Plenty of Stories to Share
Apartment buildings are not on the radar of many investors with traditional portfolios of stocks and bonds. But they can offer many benefits like cash flow, tax benefits, appreciation and inflation protection. Investing with a professional real estate investment firm can help investors achieve their goals while offering maximum discretion for the investor who likes to keep things private.
Multifamily properties are more plentiful than you might think. For one thing, there are 2.3 million such properties in the United States. Their median price is less than half a million dollars. Which means that hundreds of thousands of those properties are suitable for the entry-level investor. At Praxis Capital, we look beyond that.
When you’re in that select subclass of people who’ve evolved from working hard for your money to the other way around, a corollary follows. As you probably know, keeping those dollars employed at maximum efficiency can be a job unto itself. In fact, it’s much more than a job. It’s really an enterprise, necessitating the work of many people. Accountants, investment advisers, and more, all on the payroll to help your net worth grow. The professionals who offer multifamily investments for a living can be a smart addition to that list.
Multifamily properties are so ubiquitous yet not so simple, although the vast majority of them generate clear and constant revenue every month, assuming the right team is at the helm. They almost hide in plain sight, both visually and within the structure of an investment portfolio. Alice Cooper famously tells the story of visiting an ATM during a dark period in his life, and thinking he was down to his last few dollars. Only to call his business manager, who said “You aren’t. Good thing I bought you that apartment building in Minneapolis ten years ago instead of the Ferrari you wanted. It’s been returning 20% cash-on-cash ever since. Let me transfer some money to your account.”
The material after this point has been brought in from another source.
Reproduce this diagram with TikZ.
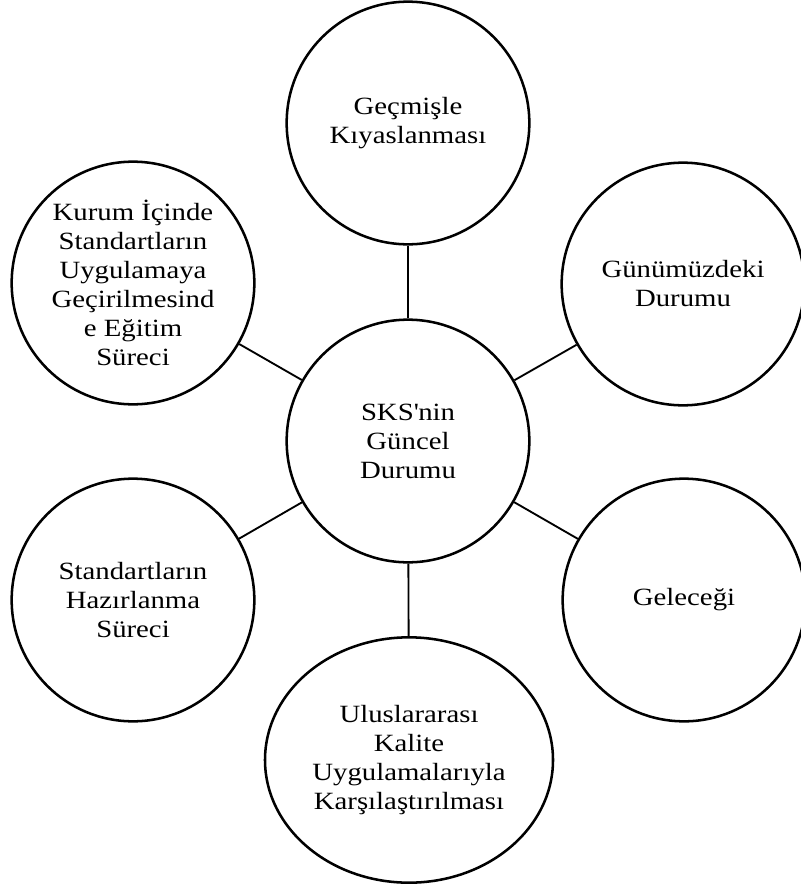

With so many multifamily properties in existence, there can’t help but be plenty for sale at any given time. But, as properties age, they require more and more work to drive the value. Calculating how much you’re willing to pay at the onset is the largest determinant of an investment’s eventual success. We could find no documented instance of someone getting rich by going long on a stock that trades at 1000 times earnings, but plenty of people have lost their shirts that way.
A Self-Directed Investment
One of the advantages of investing in multifamily properties is that often the buyer provides much of the impetus behind how successful the property will be. So much of the multifamily property business revolves around added value. A structurally sound property in a good area is really the only absolute minimum requirement to start with. Beyond that, a buyer can make immediate obvious improvements such as rehabilitating outdated façades and hiring competent management, to more dramatic ploys such as putting in more money to move a property to a higher investment class. Given that those 2.3 million multifamily properties are supremely eclectic, in every corner of the country, at every level from student housing to wealthy retirement community, there really is a property for every investor.
If You’re Going to Spread the Risk, Do it Right
So why not just buy shares of stock in a real estate investment trust (REIT), then? Of course you can, but a primary purpose of investing at this level is to diversify. And one often overlooked feature of REITs is that they often swing in tandem with the stock market at large.
For an investor with sufficient principal that one’s portfolio is large enough to include its own real estate allocation, it’s tempting to place money in REITs and think that that offers a sufficient hedge against the volatility of more traditional securities. But in reality, when the market moves, the REIT submarket usually moves with it. As committed as your friendly neighborhood licensed investment advisor and REIT salesperson might be to your financial well-being, such advisors can’t sell every product under the sun to their clients. They won’t offer you full nor fractional ownership in individual multifamily properties. The good news is that certain real estate private equity firms can.
Where the Right Firm Comes In
While multifamily properties are ubiquitous, the mechanism for investing in them is not. There are precious few intermediaries that can not only facilitate the transaction, but work to keep your new multifamily property at the top of its class and continuously cash-flowing. The shrewd multifamily investor knows that hiring such a firm can maximize value – via remodeling, rebranding, and the other necessary work that a busy investor might have little time nor inclination for. The same goes for the young but promising investor looking to do something beyond examining a 401(k) balance every quarter. The right multifamily property can provide excellent risk-adjusted returns for investors.
For the investor looking to buy into multifamily properties, finding a firm that can handle the entire process is part of the work. Some firms are too small to know where the opportunities are: others are too large to treat any particular investor with the necessary care and diligence. The right place to look for your first multifamily transaction – or in the case of many Praxis Capital customers, your seventh or tenth – is one that can accurately assess a property’s potential, then accept or reject it as an investment, thus starting the purposeful and rewarding prospect of creating additional value.
The Bottom Line
Investing in multifamily properties can be a safe and prudent way to keep your money working for you. But, such investing is subject to a steep learning curve, one that you’re probably going to be better off leaving in the hands of a professional. Or better yet, a team of them; via a real estate private equity firm that specializes in realizing and exploiting the potential of multifamily properties for their investors.